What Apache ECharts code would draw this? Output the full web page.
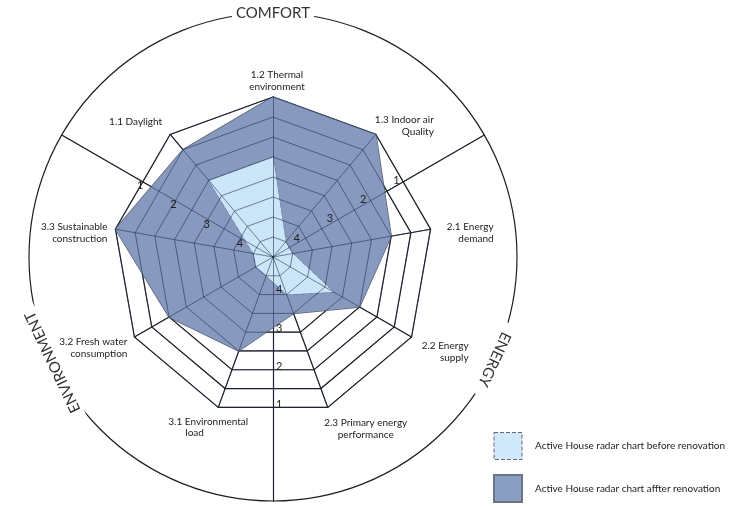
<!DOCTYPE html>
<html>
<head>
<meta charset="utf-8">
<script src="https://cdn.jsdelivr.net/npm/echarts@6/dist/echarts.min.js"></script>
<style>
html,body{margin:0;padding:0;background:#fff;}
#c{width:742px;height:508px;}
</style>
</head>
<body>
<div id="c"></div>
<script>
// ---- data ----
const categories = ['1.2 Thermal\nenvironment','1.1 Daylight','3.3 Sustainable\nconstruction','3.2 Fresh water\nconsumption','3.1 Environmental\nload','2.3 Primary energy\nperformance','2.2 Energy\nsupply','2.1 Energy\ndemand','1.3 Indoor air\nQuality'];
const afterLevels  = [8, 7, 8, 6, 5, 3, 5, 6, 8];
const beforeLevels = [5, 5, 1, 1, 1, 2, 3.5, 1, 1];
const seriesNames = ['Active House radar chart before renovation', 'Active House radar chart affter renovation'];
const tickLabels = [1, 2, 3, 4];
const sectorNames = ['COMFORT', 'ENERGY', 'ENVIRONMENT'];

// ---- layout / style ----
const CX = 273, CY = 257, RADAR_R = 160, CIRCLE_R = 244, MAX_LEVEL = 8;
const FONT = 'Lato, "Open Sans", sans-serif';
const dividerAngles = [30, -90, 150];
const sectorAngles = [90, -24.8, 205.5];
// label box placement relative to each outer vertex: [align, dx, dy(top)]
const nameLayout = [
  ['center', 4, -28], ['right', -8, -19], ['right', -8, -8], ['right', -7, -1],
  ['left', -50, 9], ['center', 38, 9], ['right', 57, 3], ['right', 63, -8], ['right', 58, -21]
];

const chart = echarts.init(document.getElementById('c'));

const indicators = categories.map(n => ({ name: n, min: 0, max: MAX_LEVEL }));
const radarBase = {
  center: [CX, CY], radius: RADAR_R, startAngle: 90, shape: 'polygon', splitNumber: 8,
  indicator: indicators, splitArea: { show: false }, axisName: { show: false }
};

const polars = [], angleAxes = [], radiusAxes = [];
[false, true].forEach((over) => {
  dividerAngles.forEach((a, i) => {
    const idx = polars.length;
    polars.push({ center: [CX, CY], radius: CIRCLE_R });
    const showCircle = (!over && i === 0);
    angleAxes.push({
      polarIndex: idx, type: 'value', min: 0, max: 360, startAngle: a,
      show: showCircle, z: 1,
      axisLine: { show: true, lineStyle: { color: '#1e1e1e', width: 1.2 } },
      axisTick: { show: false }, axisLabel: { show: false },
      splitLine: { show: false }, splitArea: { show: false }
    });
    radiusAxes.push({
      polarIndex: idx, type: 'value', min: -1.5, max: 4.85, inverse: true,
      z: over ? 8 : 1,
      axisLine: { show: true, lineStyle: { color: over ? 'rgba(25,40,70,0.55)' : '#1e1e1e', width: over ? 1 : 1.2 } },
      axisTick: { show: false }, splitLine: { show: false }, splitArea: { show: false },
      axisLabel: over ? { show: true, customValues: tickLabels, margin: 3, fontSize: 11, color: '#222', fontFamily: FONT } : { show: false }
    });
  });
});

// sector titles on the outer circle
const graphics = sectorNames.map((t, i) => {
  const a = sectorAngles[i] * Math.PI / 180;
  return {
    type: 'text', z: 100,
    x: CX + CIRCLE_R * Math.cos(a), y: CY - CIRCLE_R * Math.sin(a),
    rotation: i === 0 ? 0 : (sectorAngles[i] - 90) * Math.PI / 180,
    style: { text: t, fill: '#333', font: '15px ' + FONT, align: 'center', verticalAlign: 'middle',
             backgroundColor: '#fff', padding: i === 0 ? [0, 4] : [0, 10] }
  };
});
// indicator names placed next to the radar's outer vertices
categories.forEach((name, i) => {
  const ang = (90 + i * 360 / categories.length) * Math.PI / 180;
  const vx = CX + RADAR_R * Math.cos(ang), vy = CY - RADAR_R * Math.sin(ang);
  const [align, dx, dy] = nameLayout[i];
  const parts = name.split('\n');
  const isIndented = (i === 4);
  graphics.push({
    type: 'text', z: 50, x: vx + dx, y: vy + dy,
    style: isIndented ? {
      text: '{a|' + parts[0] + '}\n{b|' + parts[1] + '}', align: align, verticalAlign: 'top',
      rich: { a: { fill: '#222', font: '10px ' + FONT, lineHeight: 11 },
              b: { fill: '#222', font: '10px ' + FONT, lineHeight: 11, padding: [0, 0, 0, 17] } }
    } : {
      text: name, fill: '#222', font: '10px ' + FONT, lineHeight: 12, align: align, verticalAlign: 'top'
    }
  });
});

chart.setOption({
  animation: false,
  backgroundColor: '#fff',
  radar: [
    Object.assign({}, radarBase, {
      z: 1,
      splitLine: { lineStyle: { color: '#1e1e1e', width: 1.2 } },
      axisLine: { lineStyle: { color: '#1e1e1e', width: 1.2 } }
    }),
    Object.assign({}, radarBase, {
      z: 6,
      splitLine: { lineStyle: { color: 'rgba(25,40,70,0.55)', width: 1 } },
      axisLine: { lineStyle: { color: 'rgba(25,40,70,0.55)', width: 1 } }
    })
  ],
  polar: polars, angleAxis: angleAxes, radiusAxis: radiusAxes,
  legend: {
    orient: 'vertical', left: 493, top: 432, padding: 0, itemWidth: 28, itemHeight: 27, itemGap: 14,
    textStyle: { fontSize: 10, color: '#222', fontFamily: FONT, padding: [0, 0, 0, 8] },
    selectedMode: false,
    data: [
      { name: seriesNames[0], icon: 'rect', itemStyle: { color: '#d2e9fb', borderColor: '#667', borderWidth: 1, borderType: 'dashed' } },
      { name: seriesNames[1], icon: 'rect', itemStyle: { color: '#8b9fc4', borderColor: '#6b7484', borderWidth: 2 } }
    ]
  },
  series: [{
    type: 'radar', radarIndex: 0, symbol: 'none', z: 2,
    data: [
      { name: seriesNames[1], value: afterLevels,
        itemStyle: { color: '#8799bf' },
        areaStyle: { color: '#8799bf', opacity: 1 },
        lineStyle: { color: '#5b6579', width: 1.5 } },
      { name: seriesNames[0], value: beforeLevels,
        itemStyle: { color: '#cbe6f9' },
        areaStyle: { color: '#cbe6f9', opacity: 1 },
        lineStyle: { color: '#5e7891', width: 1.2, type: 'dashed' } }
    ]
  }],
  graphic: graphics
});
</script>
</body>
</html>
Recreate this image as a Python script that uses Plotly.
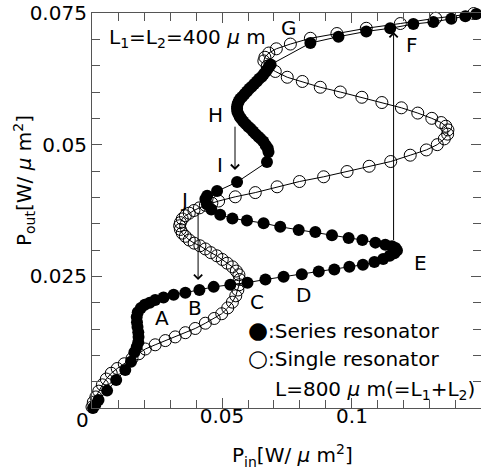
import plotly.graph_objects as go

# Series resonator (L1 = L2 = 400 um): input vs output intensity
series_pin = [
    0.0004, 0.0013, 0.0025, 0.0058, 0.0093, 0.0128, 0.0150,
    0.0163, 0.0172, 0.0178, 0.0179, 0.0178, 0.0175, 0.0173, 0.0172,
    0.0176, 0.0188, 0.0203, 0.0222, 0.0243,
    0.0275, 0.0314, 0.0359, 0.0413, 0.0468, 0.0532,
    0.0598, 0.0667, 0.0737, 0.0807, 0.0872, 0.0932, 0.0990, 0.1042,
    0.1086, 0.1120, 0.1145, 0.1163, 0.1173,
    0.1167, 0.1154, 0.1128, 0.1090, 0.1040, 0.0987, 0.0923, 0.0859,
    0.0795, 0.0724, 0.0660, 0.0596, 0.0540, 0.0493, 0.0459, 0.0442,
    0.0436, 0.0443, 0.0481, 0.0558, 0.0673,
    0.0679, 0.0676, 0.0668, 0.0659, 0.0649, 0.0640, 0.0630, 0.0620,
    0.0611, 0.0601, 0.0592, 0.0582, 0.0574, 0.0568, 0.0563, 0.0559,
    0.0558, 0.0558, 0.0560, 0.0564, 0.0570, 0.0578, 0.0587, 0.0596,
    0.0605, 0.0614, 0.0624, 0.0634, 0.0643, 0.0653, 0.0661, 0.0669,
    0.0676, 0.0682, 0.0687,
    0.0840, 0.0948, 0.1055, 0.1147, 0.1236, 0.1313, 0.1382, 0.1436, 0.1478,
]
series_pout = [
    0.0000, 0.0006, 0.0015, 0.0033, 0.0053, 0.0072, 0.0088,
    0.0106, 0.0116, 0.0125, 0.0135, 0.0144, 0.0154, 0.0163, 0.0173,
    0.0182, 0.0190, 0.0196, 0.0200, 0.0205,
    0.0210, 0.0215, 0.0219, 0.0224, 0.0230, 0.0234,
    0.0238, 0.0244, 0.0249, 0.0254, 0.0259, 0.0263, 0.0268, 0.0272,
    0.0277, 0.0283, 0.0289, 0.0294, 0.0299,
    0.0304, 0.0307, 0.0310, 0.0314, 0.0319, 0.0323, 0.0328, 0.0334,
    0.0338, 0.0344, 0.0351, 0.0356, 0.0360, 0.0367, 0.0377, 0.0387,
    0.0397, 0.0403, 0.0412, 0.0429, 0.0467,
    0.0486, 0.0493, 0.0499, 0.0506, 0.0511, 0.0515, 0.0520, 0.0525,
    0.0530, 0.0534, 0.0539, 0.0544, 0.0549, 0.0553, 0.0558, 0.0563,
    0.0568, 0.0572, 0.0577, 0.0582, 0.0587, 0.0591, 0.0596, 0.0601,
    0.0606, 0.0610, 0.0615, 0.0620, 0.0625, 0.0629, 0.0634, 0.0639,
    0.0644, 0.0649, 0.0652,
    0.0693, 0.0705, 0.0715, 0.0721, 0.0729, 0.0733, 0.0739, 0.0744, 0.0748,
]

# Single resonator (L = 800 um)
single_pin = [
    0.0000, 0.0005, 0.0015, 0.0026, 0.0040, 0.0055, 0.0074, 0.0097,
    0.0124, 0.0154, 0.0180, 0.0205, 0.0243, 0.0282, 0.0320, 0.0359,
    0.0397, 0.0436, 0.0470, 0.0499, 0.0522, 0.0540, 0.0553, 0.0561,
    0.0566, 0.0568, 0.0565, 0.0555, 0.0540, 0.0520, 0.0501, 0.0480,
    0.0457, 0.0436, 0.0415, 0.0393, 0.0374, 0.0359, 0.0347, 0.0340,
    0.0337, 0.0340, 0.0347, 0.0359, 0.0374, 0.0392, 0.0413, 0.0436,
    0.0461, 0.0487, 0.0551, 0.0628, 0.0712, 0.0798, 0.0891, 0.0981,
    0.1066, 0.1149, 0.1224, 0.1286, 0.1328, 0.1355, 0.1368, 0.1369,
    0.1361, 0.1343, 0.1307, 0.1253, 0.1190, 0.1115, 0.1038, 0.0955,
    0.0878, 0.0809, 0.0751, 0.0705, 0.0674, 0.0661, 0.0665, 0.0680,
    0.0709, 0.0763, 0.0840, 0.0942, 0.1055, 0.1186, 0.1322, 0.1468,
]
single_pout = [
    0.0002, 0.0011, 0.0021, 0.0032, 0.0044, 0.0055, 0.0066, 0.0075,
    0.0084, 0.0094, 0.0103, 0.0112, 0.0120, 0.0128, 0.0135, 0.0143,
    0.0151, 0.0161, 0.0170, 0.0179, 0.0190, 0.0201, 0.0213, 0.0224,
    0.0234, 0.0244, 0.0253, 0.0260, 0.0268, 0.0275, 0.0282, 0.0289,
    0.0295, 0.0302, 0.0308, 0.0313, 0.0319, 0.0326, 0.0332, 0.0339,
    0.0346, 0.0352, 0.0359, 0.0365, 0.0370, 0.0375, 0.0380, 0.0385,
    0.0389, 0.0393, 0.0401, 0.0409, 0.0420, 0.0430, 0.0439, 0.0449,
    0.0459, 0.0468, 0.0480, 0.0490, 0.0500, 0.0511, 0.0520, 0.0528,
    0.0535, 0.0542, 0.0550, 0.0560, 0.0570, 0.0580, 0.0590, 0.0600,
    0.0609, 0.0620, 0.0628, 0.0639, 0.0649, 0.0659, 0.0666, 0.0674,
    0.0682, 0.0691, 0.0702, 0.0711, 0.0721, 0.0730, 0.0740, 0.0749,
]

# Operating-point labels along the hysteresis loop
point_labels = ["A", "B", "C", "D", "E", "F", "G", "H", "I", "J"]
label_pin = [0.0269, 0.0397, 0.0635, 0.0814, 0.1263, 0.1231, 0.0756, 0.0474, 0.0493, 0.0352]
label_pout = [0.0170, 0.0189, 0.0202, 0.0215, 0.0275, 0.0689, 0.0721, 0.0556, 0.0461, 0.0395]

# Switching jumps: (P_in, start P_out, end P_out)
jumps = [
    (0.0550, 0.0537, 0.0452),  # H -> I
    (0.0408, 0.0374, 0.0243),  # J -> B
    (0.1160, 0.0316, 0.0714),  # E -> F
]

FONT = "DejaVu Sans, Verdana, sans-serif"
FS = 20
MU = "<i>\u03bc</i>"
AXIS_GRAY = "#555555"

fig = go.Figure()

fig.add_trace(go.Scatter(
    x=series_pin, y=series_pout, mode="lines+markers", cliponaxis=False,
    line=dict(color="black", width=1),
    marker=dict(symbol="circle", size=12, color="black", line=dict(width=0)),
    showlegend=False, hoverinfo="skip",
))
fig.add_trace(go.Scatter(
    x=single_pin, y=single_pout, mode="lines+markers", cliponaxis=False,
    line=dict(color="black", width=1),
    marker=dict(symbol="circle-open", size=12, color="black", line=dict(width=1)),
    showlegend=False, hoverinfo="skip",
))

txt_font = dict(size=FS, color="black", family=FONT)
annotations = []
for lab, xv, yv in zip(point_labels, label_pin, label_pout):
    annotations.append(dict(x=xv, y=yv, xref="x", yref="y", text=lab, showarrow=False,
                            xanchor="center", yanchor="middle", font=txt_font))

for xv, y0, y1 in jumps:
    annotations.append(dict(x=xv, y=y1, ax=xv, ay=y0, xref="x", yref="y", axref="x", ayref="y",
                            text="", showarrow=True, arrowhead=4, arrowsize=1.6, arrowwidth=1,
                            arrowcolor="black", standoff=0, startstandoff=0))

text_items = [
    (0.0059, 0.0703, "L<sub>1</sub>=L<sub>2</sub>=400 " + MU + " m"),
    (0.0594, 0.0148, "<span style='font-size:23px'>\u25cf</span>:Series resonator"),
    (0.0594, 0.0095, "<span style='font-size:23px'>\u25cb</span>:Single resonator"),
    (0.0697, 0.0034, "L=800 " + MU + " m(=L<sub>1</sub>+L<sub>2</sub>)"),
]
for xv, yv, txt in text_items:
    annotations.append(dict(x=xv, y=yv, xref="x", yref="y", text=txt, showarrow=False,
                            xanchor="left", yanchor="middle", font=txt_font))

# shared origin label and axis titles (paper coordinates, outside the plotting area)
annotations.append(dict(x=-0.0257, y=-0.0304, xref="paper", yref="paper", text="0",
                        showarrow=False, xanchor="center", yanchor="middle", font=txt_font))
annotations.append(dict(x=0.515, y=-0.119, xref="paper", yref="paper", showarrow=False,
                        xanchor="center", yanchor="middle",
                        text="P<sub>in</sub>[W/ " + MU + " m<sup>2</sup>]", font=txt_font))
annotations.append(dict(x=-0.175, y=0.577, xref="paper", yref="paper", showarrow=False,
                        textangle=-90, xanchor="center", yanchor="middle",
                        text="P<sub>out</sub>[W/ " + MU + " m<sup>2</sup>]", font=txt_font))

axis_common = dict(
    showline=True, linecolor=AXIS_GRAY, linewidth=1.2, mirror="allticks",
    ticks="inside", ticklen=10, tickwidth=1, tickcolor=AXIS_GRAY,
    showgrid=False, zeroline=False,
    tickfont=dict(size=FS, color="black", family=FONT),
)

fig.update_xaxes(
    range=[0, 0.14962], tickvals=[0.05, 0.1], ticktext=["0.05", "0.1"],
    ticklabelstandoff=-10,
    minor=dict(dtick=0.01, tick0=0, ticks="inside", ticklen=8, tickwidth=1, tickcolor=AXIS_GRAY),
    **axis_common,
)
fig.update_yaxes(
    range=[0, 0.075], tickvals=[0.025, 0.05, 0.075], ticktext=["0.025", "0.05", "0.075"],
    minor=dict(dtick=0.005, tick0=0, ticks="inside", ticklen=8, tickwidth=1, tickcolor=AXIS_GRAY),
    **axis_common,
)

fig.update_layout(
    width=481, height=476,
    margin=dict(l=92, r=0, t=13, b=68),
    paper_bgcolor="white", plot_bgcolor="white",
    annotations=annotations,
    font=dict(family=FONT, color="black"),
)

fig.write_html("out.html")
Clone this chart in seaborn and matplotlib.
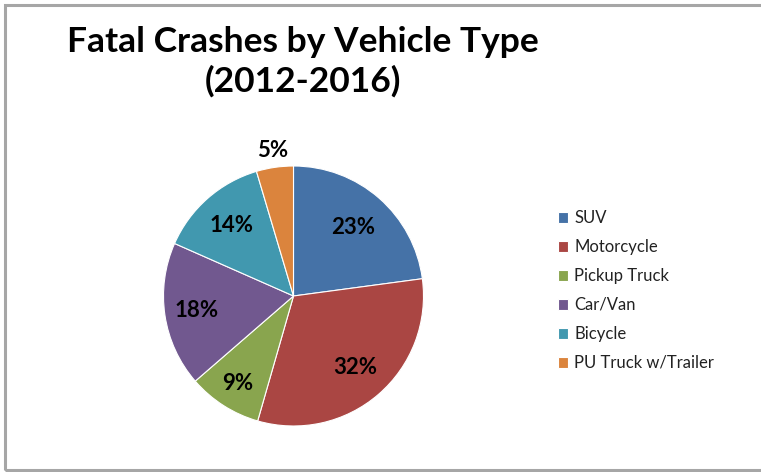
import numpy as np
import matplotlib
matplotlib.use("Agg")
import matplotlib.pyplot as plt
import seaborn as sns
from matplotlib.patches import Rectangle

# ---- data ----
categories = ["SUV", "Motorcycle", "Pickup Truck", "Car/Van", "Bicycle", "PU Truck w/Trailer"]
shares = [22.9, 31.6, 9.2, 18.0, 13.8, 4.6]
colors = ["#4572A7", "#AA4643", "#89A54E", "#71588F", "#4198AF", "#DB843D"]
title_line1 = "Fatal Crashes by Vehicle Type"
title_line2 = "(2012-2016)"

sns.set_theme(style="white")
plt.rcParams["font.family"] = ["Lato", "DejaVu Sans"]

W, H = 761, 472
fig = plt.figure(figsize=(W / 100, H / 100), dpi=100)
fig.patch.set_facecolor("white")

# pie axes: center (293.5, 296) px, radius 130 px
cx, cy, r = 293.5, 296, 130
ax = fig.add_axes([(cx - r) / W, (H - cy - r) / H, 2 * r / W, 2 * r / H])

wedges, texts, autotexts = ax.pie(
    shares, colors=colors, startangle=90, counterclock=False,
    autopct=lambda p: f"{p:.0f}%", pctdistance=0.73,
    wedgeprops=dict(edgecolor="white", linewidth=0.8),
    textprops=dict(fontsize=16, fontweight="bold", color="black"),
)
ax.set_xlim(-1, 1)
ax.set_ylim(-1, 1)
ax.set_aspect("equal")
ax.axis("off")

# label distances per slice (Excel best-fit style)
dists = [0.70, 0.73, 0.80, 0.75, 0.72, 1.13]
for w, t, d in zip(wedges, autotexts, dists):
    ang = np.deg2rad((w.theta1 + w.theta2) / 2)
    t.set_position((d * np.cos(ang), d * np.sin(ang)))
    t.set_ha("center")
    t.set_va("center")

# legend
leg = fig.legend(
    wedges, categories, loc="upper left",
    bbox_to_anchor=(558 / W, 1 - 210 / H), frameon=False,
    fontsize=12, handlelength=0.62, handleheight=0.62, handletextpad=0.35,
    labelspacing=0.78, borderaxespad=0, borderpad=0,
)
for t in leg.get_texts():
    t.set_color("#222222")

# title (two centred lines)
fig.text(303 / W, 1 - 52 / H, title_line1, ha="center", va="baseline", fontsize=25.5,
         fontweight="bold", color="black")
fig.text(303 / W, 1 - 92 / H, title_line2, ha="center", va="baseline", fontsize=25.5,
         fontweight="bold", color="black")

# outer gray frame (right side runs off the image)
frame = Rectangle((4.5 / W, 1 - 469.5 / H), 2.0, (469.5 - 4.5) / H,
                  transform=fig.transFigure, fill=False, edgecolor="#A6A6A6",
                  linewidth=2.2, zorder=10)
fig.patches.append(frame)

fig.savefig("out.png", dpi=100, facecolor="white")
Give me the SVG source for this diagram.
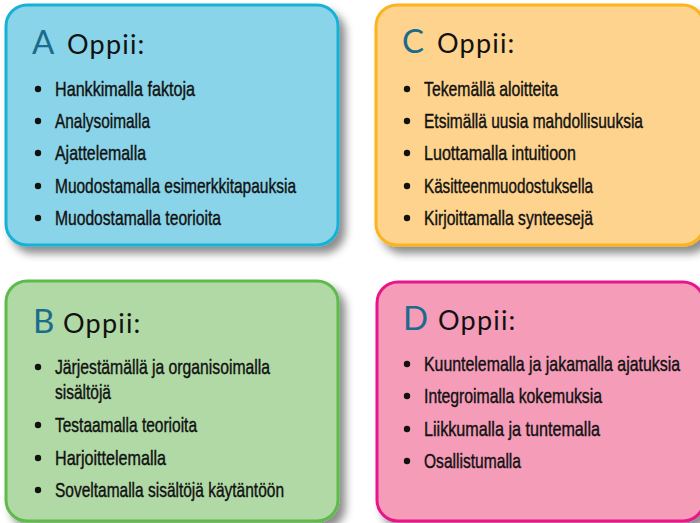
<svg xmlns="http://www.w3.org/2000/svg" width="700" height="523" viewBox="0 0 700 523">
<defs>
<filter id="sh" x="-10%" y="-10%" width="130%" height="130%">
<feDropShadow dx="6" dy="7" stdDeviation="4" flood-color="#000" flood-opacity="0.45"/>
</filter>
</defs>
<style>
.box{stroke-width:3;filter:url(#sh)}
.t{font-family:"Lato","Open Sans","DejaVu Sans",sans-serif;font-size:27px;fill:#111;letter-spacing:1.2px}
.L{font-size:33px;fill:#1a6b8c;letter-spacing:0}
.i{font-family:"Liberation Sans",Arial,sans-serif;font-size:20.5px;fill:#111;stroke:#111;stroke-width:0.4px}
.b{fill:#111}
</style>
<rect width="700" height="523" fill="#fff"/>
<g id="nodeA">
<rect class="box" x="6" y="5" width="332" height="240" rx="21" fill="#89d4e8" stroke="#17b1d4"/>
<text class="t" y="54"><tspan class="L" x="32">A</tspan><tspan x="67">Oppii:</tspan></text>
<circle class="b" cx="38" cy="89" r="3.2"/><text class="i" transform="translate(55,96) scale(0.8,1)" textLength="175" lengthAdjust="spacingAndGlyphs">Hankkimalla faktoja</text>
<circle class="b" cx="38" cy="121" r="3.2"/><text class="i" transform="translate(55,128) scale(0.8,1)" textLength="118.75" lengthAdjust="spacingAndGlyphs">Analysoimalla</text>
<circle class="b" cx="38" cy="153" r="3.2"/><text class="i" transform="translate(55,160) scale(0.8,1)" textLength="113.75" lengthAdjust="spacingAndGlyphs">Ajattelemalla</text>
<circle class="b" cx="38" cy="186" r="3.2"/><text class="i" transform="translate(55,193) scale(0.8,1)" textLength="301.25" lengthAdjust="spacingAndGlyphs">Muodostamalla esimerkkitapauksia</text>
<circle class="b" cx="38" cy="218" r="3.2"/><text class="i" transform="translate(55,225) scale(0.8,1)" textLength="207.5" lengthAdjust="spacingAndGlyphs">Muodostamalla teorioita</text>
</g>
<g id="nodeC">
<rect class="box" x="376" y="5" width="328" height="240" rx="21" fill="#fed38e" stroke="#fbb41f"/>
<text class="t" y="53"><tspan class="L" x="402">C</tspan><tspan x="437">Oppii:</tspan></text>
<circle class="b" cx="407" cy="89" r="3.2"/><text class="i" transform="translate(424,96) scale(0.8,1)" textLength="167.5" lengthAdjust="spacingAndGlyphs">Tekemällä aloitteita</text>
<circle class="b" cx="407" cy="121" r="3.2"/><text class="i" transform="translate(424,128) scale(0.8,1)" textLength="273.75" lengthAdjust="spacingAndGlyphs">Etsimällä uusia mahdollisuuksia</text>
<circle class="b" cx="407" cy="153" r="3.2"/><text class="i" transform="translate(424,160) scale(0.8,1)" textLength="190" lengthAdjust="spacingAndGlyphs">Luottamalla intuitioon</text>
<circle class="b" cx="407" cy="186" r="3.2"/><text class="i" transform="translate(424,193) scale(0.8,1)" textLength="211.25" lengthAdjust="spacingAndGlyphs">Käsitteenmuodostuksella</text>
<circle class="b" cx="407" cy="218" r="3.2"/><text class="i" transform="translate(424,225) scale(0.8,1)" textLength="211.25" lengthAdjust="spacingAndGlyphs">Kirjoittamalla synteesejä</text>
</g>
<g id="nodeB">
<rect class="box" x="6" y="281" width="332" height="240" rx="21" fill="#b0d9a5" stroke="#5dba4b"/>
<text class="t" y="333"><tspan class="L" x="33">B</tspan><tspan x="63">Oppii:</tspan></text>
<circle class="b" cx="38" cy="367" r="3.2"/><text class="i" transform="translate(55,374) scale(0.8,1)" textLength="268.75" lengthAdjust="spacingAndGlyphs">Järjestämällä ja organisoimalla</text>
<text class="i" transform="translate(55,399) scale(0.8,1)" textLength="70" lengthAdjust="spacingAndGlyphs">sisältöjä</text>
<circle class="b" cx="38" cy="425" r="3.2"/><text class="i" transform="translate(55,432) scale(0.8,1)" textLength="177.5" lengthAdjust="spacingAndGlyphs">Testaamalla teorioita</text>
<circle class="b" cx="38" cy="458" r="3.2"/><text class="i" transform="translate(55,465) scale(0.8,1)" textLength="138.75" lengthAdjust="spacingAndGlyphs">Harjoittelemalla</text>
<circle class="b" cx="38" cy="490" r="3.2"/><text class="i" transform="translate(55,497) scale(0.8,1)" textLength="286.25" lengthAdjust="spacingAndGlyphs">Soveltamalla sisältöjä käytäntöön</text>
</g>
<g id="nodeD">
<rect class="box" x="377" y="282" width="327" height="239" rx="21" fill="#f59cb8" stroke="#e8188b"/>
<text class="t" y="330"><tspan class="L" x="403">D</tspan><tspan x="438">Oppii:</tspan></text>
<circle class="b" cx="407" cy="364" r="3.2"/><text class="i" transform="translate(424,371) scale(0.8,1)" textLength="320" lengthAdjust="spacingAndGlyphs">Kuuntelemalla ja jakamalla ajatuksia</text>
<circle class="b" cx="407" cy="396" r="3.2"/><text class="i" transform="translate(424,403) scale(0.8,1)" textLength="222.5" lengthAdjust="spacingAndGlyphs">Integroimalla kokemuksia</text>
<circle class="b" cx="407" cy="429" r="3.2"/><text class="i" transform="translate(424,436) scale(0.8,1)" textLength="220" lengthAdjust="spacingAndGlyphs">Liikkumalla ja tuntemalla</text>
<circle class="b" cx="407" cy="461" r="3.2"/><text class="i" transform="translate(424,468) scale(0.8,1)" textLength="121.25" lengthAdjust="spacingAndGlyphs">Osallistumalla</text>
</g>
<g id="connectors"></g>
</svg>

----

- [TASK] Pick out lines containing the word "script", each one as written.

- [COMPLETE OUTPUT]
<script src="https://cdn.jsdelivr.net/npm/echarts@6/dist/echarts.min.js"></script>
<script>
</script>
Recreate this image as a Python script that uses Plotly.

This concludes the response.